Through this assessment, a leader—at whatever level of a company—can better engage relevant stakeholders, communicate expectations, design participation frameworks, and shift mindsets from what is ‘required of them’ to what you ‘want to achieve’ together by creating a shared vision and value.
As an example, at DT Global we are in the process of adjusting our procurement policy and procedures in collaboration with our vendors. We operate in 93 countries. We wouldn’t do this without talking to local staff to better understand the level of environmental sustainability across the local supply chains we use and (when appropriate) enable our teams to make local procurement decisions to reduce our supply chain impact on the environment. Working together with local supply chains we are designing the most appropriate ways of using digital tools for our vendors to share information on the types of materials utilized and the sourcing and manufacturing practices employed.

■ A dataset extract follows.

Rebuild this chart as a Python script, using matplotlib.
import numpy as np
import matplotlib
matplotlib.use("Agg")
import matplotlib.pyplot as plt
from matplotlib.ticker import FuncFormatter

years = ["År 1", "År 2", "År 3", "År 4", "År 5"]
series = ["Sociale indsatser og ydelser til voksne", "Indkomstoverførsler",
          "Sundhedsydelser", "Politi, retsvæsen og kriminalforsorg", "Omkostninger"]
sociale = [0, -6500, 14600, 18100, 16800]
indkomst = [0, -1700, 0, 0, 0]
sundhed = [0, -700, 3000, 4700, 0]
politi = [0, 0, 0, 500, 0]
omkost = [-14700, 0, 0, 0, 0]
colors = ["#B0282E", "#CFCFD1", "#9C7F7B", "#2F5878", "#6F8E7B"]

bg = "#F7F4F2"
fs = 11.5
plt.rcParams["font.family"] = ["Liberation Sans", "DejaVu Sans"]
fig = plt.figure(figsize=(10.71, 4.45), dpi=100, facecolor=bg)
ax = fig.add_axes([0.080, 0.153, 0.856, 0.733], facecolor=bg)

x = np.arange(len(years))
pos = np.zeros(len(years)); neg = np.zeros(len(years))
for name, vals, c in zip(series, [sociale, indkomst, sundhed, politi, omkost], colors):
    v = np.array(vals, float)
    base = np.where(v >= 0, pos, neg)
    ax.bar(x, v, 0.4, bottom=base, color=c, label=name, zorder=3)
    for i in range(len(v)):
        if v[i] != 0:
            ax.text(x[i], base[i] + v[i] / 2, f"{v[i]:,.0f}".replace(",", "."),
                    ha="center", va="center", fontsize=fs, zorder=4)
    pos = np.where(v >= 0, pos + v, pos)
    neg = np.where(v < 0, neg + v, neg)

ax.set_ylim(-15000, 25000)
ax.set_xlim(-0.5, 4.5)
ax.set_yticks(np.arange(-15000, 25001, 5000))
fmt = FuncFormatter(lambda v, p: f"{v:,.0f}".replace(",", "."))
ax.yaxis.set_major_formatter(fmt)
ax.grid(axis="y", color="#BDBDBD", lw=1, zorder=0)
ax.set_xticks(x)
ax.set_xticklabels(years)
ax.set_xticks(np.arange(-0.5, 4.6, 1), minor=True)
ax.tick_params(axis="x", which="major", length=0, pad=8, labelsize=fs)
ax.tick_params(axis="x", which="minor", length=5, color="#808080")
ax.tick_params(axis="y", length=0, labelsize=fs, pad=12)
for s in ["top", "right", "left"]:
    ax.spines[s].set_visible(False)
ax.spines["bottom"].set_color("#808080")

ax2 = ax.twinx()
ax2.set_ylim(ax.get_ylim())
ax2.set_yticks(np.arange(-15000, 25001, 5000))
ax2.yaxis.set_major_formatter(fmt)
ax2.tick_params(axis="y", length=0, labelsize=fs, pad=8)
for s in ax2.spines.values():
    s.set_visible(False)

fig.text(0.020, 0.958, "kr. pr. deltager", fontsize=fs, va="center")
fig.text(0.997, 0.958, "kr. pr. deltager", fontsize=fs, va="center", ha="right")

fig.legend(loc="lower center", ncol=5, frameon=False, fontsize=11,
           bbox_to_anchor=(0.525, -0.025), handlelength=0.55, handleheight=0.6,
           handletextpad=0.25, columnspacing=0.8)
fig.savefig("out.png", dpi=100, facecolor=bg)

Any supply chain solution relies on an understanding of local dynamics and perspectives. Integrating stakeholders within these efforts allows for an effective transfer of knowledge and capacity strengthening. In this way, companies can go beyond a mere transactional relationship with suppliers, encouraging local innovation that will lead to better customer experience and, ultimately revenue growth.

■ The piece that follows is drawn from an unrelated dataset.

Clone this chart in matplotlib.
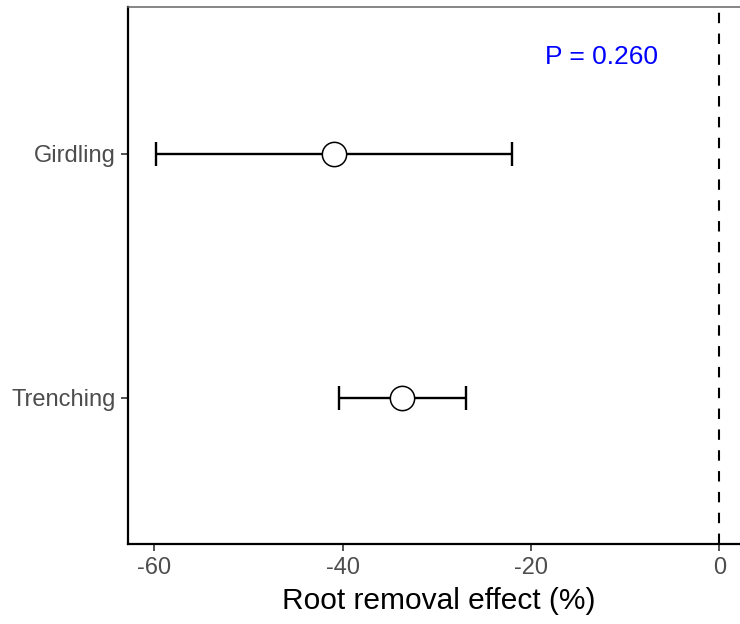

Understanding locally specific obstacles and opportunities is key to this. There might be a lot of ways to improve ESG and reduce footprints that stem from really good local knowledge. Creating flexible systems and even an incentive structure for local partners to identify these local solutions is an effective way to capture this knowledge.
In 2021 DT Global made a pledge and joined the Science-Based Targets Initiative, which creates a framework for us to take structured action to establish meaningful reductions targets at corporate and project levels. We cannot achieve our objectives without engaging and influencing sustainability in our local supply chains. We are committed to putting our own investments toward educating local suppliers on the range of benefits resulting from environmentally sustainable practices. An example has been to provide business continuity planning support to the local businesses we work with. Essentially this has involved examining a local supplier’s operations (usually these are smaller companies in developing markets) to identify potential risks and other business vulnerabilities such processes associated with climate change and high-risk dependencies.
These efforts have not only led to improvements in the sustainability of our own supply chains but have helped us learn and develop better products, such as our new green-guidance for grant-making activities so that sustainability and reduced emissions are taken into considerations for grant awards on all our projects.
By collaborating more purposefully at a local level with supply chain partners, companies can begin to create more sustainable, resilient change from the bottom up. When paired with smart information sharing technologies and incentive programs, this can lead to very powerful performance partnerships where local communities and customers manage relationships and risks together. A follow-on blog on this topic by this author is forthcoming.